Architectural Leadership Without Operational Friction

Archivia enables architects to guide long-term system evolution without becoming approval bottlenecks. Ownership, accountability, and review expectations are explicit and proportionate, supporting clear architectural direction while respecting the autonomy of engineering and operational teams working in safety-critical environments.

Reviews Aligned to Infrastructure Delivery Cadence

Infrastructure change rarely follows short sprint cycles and often spans phased programmes and outages. Archivia supports lightweight, asynchronous reviews that align with real-world delivery and maintenance windows, reserving deeper scrutiny for high-risk, safety-critical, or cross-asset changes. This ensures governance strengthens decisions without delaying essential work.
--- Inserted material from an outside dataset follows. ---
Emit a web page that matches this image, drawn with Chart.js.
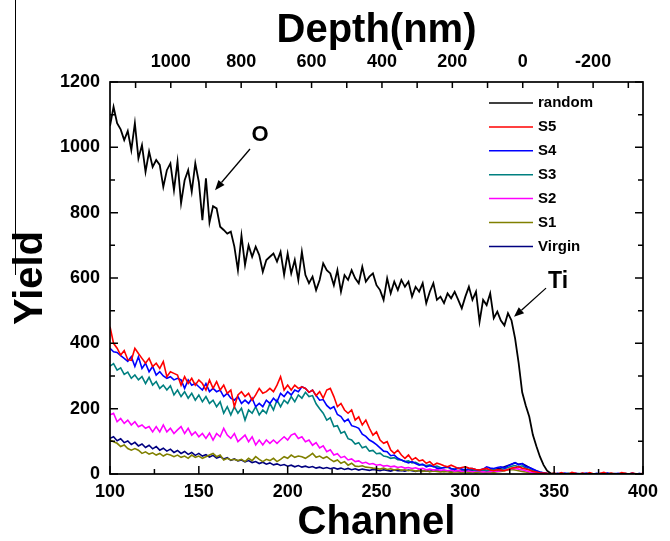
<!DOCTYPE html>
<html><head><meta charset="utf-8">
<script src="https://cdn.jsdelivr.net/npm/chart.js@4/dist/chart.umd.min.js"></script>
<style>html,body{margin:0;padding:0;background:#fff;}canvas{display:block;}</style>
</head><body>
<canvas id="c" width="670" height="541"></canvas>
<script>
// ---------------- data ----------------
const channels = [
100,102,104,106,108,110,112,114,116,118,
120,122,124,126,128,130,132,134,136,138,
140,142,144,146,148,150,152,154,156,158,
160,162,164,166,168,170,172,174,176,178,
180,182,184,186,188,190,192,194,196,198,
200,202,204,206,208,210,212,214,216,218,
220,222,224,226,228,230,232,234,236,238,
240,242,244,246,248,250,252,254,256,258,
260,262,264,266,268,270,272,274,276,278,
280,282,284,286,288,290,292,294,296,298,
300,302,304,306,308,310,312,314,316,318,
320,322,324,326,328,330,332,334,336,338,
340,342,344,346,348,350,352,354,356,358,
360,362,364,366,368,370,372,374,376,378,
380,382,384,386,388,390,392,394,396,398,
400];

const random = [
1065,1124,1074,1055,1022,1050,992,1074,966,1007,
925,987,940,961,946,879,930,951,869,956,
829,899,930,864,951,894,777,905,770,820,
813,757,747,736,742,696,624,730,640,700,
665,696,670,619,655,665,675,650,680,610,
675,614,655,594,680,609,584,604,563,594,
645,624,614,578,624,558,609,594,624,599,
584,634,589,604,614,578,563,533,599,553,
589,563,594,573,589,543,573,558,584,523,
558,584,533,543,523,553,538,558,533,507,
543,573,533,558,466,533,517,553,477,497,
470,455,492,470,415,340,250,210,175,120,
85,53,28,10,2,0,0,0,0,0,
0,0,0,0,0,0,0,0,0,0,
0,0,0,0,0,0,0,0,0,0,
0];

const s5 = [
451,400,385,364,378,350,348,385,369,354,
339,354,329,339,323,344,298,313,308,303,
272,298,277,293,272,288,277,257,288,262,
283,257,272,247,257,206,242,252,237,247,
226,242,262,247,252,262,252,272,298,257,
272,257,272,262,267,262,250,257,240,252,
232,257,262,237,206,216,196,186,196,165,
175,150,165,140,119,129,104,94,99,73,
63,73,58,48,58,43,50,40,43,33,
38,27,33,30,25,22,27,22,17,20,
22,18,17,14,12,15,17,12,10,13,
12,10,14,18,20,22,18,15,12,8,
6,4,3,2,1,3,0,4,1,0,
5,2,0,3,0,4,1,0,2,5,
0,3,1,0,4,2,0,3,1,0,
2];

const s4 = [
385,374,372,362,354,345,359,329,359,323,
339,313,329,303,313,300,293,298,288,293,
288,262,288,272,277,267,257,277,252,262,
252,257,237,247,232,226,237,216,226,216,
232,206,216,206,226,216,232,221,247,237,
252,242,257,252,267,262,250,257,240,226,
228,210,200,206,182,176,160,168,148,145,
140,122,115,104,98,90,80,70,68,56,
58,48,43,38,34,38,32,27,30,22,
25,24,18,17,20,22,16,14,18,15,
12,16,17,13,12,15,22,18,17,20,
22,18,25,30,35,28,32,22,20,15,
10,6,4,2,1,0,2,0,3,1,
0,2,1,0,3,1,0,2,0,1,
3,0,1,2,0,1,0,2,0,1,
0];

const s3 = [
330,338,318,325,305,312,293,303,288,298,
277,296,272,283,262,272,257,270,242,257,
237,252,232,247,226,242,221,237,216,226,
206,221,186,206,181,206,186,201,165,196,
186,206,181,196,186,216,196,226,206,226,
216,237,221,242,232,250,237,240,215,200,
186,165,172,145,148,125,130,108,104,92,
96,80,84,70,72,62,64,55,53,48,
50,44,43,38,40,34,36,30,28,26,
28,22,24,20,19,21,17,15,18,14,
12,15,13,11,10,13,10,12,15,12,
14,16,20,24,26,22,25,18,14,10,
7,4,2,1,0,0,1,0,0,2,
0,0,1,0,0,1,0,0,0,1,
0,2,0,0,1,0,0,1,0,0,
0];

const s2 = [
181,186,160,170,155,165,150,160,145,150,
140,145,129,145,129,150,129,140,124,135,
145,124,140,119,129,114,124,109,125,104,
124,114,140,119,109,124,99,109,119,99,
114,89,104,89,104,94,104,94,104,114,
104,119,124,109,114,99,104,88,96,80,
86,68,74,58,62,50,54,43,46,38,
40,33,36,30,32,27,29,24,26,22,
24,20,22,18,20,17,19,15,17,13,
15,12,14,11,13,10,12,9,11,8,
10,9,7,9,8,6,8,7,9,8,
10,12,14,16,18,15,13,10,7,5,
3,2,1,0,0,0,0,1,0,0,
0,1,0,0,0,0,0,0,1,0,
0,0,0,0,1,0,0,0,0,0,
0];

const s1 = [
104,99,94,84,89,78,73,78,73,63,
68,61,65,58,63,55,61,58,53,58,
51,55,48,58,51,55,48,53,58,63,
53,58,43,48,43,45,41,45,38,48,
41,53,45,38,45,41,48,38,45,53,
48,58,51,55,53,48,55,63,51,55,
48,53,45,38,43,33,38,27,33,24,
23,25,21,20,18,17,15,18,14,16,
12,15,11,13,10,12,9,11,8,10,
7,9,8,6,8,7,5,7,6,5,
7,5,6,4,6,5,4,6,5,7,
8,10,12,14,12,10,8,6,4,3,
2,1,0,0,0,0,0,0,0,0,
0,0,0,0,0,0,0,0,0,0,
0,0,0,0,0,0,0,0,0,0,
0];

const virgin = [
109,114,102,108,96,101,90,97,86,92,
81,88,77,84,73,79,70,76,66,72,
63,69,60,66,57,63,55,59,52,57,
49,53,46,50,42,46,40,43,37,41,
35,38,32,36,30,34,28,31,26,29,
24,27,22,26,21,24,20,23,18,21,
17,20,16,19,15,18,14,17,13,16,
12,15,13,11,14,12,10,13,11,9,
12,10,11,9,12,10,8,11,9,10,
8,11,9,10,8,10,9,11,8,10,
9,11,10,12,10,13,11,14,12,16,
18,22,26,30,34,30,32,26,20,14,
9,5,3,1,0,1,0,2,0,1,
0,1,0,2,0,1,0,0,1,0,
2,0,1,0,0,1,0,2,0,1,
0];

const seriesNames  = ['random', 'S5', 'S4', 'S3', 'S2', 'S1', 'Virgin'];
const seriesValues = [random, s5, s4, s3, s2, s1, virgin];
const seriesColors = ['#000000', '#ff0000', '#0000ff', '#008080', '#ff00ff', '#808000', '#000080'];

const channelTicks  = [100,125,150,175,200,225,250,275,300,325,350,375,400];
const channelLabels = [100,150,200,250,300,350,400];
const yieldTicks    = [0,100,200,300,400,500,600,700,800,900,1000,1100,1200];
const yieldLabels   = [0,200,400,600,800,1000,1200];
const depthTicks    = [1100,1000,900,800,700,600,500,400,300,200,100,0,-100,-200,-300];
const depthLabels   = [1000,800,600,400,200,0,-200];
const depthAtCh100 = 1172.7;
const depthAtCh400 = -341.7;

const annotations = [
  {text: 'O',  at: [184.4, 1038], from: [178.8, 995], to: [159.1, 869], size: 22},
  {text: 'Ti', at: [352.2, 588],  from: [345.4, 569], to: [327.4, 481], size: 23}
];

// ---------------- drawing ----------------
const FONT = '"Liberation Sans", Arial, Helvetica, sans-serif';

const decor = {
  id: 'decor',
  afterDatasetsDraw(chart) {
    const {ctx, chartArea: a, scales} = chart;
    const x = scales.x, x2 = scales.x2, y = scales.y;
    ctx.save();
    ctx.strokeStyle = '#000';
    ctx.lineWidth = 1.5;
    ctx.beginPath();
    x.ticks.forEach(t => {
      const p = x.getPixelForValue(t.value);
      const L = t.label ? 8 : 5;
      ctx.moveTo(p, a.bottom); ctx.lineTo(p, a.bottom - L);
    });
    x2.ticks.forEach(t => {
      const p = x2.getPixelForValue(t.value);
      ctx.moveTo(p, a.top); ctx.lineTo(p, a.top + 6);
    });
    y.ticks.forEach(t => {
      const p = y.getPixelForValue(t.value);
      const L = t.label ? 8 : 5;
      ctx.moveTo(a.left, p); ctx.lineTo(a.left + L, p);
      ctx.moveTo(a.right, p); ctx.lineTo(a.right - L, p);
    });
    ctx.stroke();
    ctx.lineWidth = 1.7;
    ctx.strokeRect(a.left, a.top, a.right - a.left, a.bottom - a.top);
    ctx.lineWidth = 1;
    ctx.beginPath(); ctx.moveTo(15.5, 0); ctx.lineTo(15.5, 275); ctx.stroke();

    ctx.font = 'bold 15px ' + FONT;
    ctx.textAlign = 'left';
    ctx.textBaseline = 'middle';
    chart.data.datasets.forEach((ds, i) => {
      const yy = 103 + i * 23.9;
      ctx.strokeStyle = ds.borderColor;
      ctx.lineWidth = 1.5;
      ctx.beginPath(); ctx.moveTo(489, yy); ctx.lineTo(533, yy); ctx.stroke();
      ctx.fillStyle = '#000';
      ctx.fillText(ds.label, 538, yy);
    });

    annotations.forEach(an => {
      const x1 = x.getPixelForValue(an.from[0]), y1 = y.getPixelForValue(an.from[1]);
      const xe = x.getPixelForValue(an.to[0]),   ye = y.getPixelForValue(an.to[1]);
      const ang = Math.atan2(ye - y1, xe - x1);
      const hl = 10, hw = 4;
      const bx = xe - hl * Math.cos(ang), by = ye - hl * Math.sin(ang);
      ctx.strokeStyle = '#000'; ctx.fillStyle = '#000'; ctx.lineWidth = 1.3;
      ctx.beginPath(); ctx.moveTo(x1, y1); ctx.lineTo(bx, by); ctx.stroke();
      ctx.beginPath();
      ctx.moveTo(xe, ye);
      ctx.lineTo(bx + hw * Math.sin(ang), by - hw * Math.cos(ang));
      ctx.lineTo(bx - hw * Math.sin(ang), by + hw * Math.cos(ang));
      ctx.closePath(); ctx.fill();
      ctx.font = 'bold ' + an.size + 'px ' + FONT;
      ctx.textAlign = 'center'; ctx.textBaseline = 'middle';
      ctx.fillText(an.text, x.getPixelForValue(an.at[0]), y.getPixelForValue(an.at[1]));
    });
    ctx.restore();
  }
};

const tickFont = {family: FONT, size: 18, weight: 'bold'};

new Chart(document.getElementById('c'), {
  type: 'line',
  data: {
    datasets: seriesNames.map((name, i) => ({
      label: name,
      data: channels.map((c, j) => ({x: c, y: seriesValues[i][j]})),
      borderColor: seriesColors[i],
      backgroundColor: seriesColors[i],
      borderWidth: i === 0 ? 1.8 : 1.6,
      pointRadius: 0,
      tension: 0,
      fill: false
    }))
  },
  options: {
    responsive: false,
    animation: false,
    devicePixelRatio: 1,
    layout: {padding: {left: 0, right: 27, top: 0, bottom: 0}},
    plugins: {legend: {display: false}, tooltip: {enabled: false}},
    scales: {
      x: {
        type: 'linear', position: 'bottom', min: 100, max: 400,
        afterBuildTicks: s => { s.ticks = channelTicks.map(v => ({value: v})); },
        afterFit: s => { s.height = 67; },
        grid: {display: false, drawTicks: false},
        border: {display: false},
        ticks: {autoSkip: false, maxRotation: 0, minRotation: 0, padding: 7, color: '#000', font: tickFont,
                callback: v => channelLabels.includes(v) ? String(v) : ''},
        title: {display: true, text: 'Channel', color: '#000', padding: {top: 0, bottom: 0},
                font: {family: FONT, size: 40, weight: 'bold', lineHeight: 0.9}}
      },
      x2: {
        type: 'linear', axis: 'x', position: 'top', reverse: true,
        min: depthAtCh400, max: depthAtCh100,
        afterBuildTicks: s => { s.ticks = depthTicks.map(v => ({value: v})); },
        afterFit: s => { s.height = 82; },
        grid: {display: false, drawTicks: false},
        border: {display: false},
        ticks: {autoSkip: false, maxRotation: 0, minRotation: 0, padding: 9, color: '#000', font: tickFont,
                callback: v => depthLabels.includes(v) ? String(v) : ''},
        title: {display: true, text: 'Depth(nm)', color: '#000', padding: {top: 11, bottom: 0},
                font: {family: FONT, size: 40, weight: 'bold', lineHeight: 1}}
      },
      y: {
        type: 'linear', position: 'left', min: 0, max: 1200,
        afterBuildTicks: s => { s.ticks = yieldTicks.map(v => ({value: v})); },
        afterFit: s => { s.width = 110; },
        grid: {display: false, drawTicks: false},
        border: {display: false},
        ticks: {autoSkip: false, padding: 10, color: '#000', font: tickFont,
                callback: v => yieldLabels.includes(v) ? String(v) : ''},
        title: {display: true, text: 'Yield', color: '#000', padding: {top: 11, bottom: 0},
                font: {family: FONT, size: 40, weight: 'bold', lineHeight: 1}}
      }
    }
  },
  plugins: [decor]
});
</script>
</body></html>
Designed to Integrate With Existing Operational Tooling

Archivia is designed to sit alongside the tools already used across infrastructure organisations, from programme management to operational systems. Teams continue working as they do today, while architectural intent, constraints, and decision history are preserved in a durable, auditable record that outlives projects, suppliers, and tooling changes.


Security, Access Control, and Trust.

Clear, Role-Based Access Control

Archivia applies explicit role-based access so architectural records are visible and editable only by the appropriate people. Permissions align to responsibility, protecting sensitive context while maintaining transparency.

Separation of Concerns by Design

Authorship, review, and consumption are clearly separated. Architects control intent, delivery teams consume decisions without overhead, and assurance roles access read-only views appropriate to their function.

Immutable Audit Logging

All changes to decisions and governance metadata are captured in a tamper-evident audit log. Updates are time-stamped and attributed, providing a reliable record for assurance and audit.

Enterprise-Grade Security Without Disruption

Archivia is built with enterprise security controls as standard. Access control, auditability, and operational safeguards are integrated without adding complexity to everyday architectural practice.